Neon is a dying art. While red and blue “OPEN” signs may be produced until the end of time, personalized, creative signs are being passed over again and again for LED and plastic signs. Gasper & Son is a brisk look into the shop of one of the few remaining neon sign makers in New York, Artistic Neon. Owned and operated by Gasper’s son, Robbie, neon is a solitary business. In fact, the loneliness is almost palpable during some scenes. Yet, despite neon’s lack of popularity and the solitary nature of the job, it’s clear that this is Robbie’s passion.

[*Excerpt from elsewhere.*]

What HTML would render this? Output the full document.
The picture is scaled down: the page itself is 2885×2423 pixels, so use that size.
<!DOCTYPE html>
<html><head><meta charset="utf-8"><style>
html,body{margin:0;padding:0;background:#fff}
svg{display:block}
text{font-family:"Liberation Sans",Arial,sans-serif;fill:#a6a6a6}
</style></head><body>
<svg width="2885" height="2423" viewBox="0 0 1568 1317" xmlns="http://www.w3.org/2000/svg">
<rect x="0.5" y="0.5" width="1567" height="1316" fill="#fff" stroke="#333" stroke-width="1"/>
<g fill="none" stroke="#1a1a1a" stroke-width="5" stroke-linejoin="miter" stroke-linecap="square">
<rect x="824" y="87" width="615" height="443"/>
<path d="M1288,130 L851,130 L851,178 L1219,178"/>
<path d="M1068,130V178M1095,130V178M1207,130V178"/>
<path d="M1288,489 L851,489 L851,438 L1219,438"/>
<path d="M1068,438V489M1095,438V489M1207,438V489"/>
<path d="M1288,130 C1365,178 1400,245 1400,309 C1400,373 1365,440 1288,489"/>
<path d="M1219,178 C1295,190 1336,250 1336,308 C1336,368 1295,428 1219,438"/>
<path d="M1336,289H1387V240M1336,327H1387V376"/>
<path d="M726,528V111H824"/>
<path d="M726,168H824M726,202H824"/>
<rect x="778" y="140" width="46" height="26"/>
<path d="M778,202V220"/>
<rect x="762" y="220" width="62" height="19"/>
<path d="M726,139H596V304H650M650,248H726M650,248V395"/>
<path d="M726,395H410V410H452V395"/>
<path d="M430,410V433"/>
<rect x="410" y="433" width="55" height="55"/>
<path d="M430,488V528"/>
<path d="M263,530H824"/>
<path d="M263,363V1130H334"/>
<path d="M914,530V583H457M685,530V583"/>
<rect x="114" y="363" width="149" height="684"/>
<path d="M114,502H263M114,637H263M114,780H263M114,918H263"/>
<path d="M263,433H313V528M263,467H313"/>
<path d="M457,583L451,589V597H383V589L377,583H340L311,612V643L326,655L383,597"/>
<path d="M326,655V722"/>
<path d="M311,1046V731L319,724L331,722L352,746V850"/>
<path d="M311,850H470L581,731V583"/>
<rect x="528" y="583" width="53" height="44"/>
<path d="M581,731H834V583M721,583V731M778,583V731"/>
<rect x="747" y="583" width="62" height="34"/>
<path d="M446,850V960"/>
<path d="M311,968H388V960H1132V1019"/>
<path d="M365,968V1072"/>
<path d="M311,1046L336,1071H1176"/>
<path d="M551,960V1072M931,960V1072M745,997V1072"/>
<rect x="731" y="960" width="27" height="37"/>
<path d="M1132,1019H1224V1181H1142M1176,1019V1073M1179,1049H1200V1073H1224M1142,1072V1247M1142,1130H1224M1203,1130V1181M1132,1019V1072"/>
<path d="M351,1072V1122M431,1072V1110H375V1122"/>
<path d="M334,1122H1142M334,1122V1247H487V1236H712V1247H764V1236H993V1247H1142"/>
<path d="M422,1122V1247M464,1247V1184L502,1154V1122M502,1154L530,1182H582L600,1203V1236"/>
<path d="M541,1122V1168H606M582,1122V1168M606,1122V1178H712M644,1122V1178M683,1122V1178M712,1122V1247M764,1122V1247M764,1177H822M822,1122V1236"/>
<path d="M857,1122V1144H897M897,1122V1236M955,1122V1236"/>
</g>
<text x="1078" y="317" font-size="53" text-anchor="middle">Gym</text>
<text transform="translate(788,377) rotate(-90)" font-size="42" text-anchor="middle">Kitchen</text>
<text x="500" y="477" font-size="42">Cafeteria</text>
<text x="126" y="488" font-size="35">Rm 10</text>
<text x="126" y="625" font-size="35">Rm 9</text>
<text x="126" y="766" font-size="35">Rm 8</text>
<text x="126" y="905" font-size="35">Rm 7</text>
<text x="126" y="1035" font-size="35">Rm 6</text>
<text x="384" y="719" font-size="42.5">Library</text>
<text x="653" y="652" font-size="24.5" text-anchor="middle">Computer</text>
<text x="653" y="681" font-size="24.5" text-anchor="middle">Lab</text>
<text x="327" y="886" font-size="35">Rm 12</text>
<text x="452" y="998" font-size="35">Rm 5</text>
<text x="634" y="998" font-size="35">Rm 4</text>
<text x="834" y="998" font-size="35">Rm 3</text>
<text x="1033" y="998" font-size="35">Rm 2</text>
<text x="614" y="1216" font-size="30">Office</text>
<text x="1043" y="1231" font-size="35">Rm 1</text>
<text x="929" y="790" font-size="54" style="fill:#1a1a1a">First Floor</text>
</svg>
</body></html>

Gasper & Son does a great job of giving you an overview of the neon business, and what it means to Robbie and his family, in a speedy 37 minutes. It quickly glosses over the neon boom in New York and how Robbie father, Gasper started the business. Most of the doc is focused on how Robbie learned how to do neon and how he’s doing these days. Some of the signs Robbie and Gasper made are absolutely beautiful, I only wish we would have gotten a better look at what Robbie was working on at the time, as well as a more in depth explanation of how Gasper got into the neon business.
Director Jen G. Pywell does a good job at making you feel close to the family. We get to watch them celebrate Mother’s Day and see Gasper reminisce about working in the shop. At one point, we even get to see Gasper’s insane woodworking projects, which include an electric cello (which he admits, might not be playable) and a huge harp. It’s incredibly touching to watch Robbie and his father take care of his mother. Everything about the short feels intimate and comfortable.
Gasper & Son is an interesting (if brisk) look at New York’s dying neon industry and a families personal relationship with the medium. While I wish it took a slightly more in depth look into the process of making neon and Gasper’s introduction to the business, it does definitely succeed in portraying the closeness of Robbie’s family and his personal passion.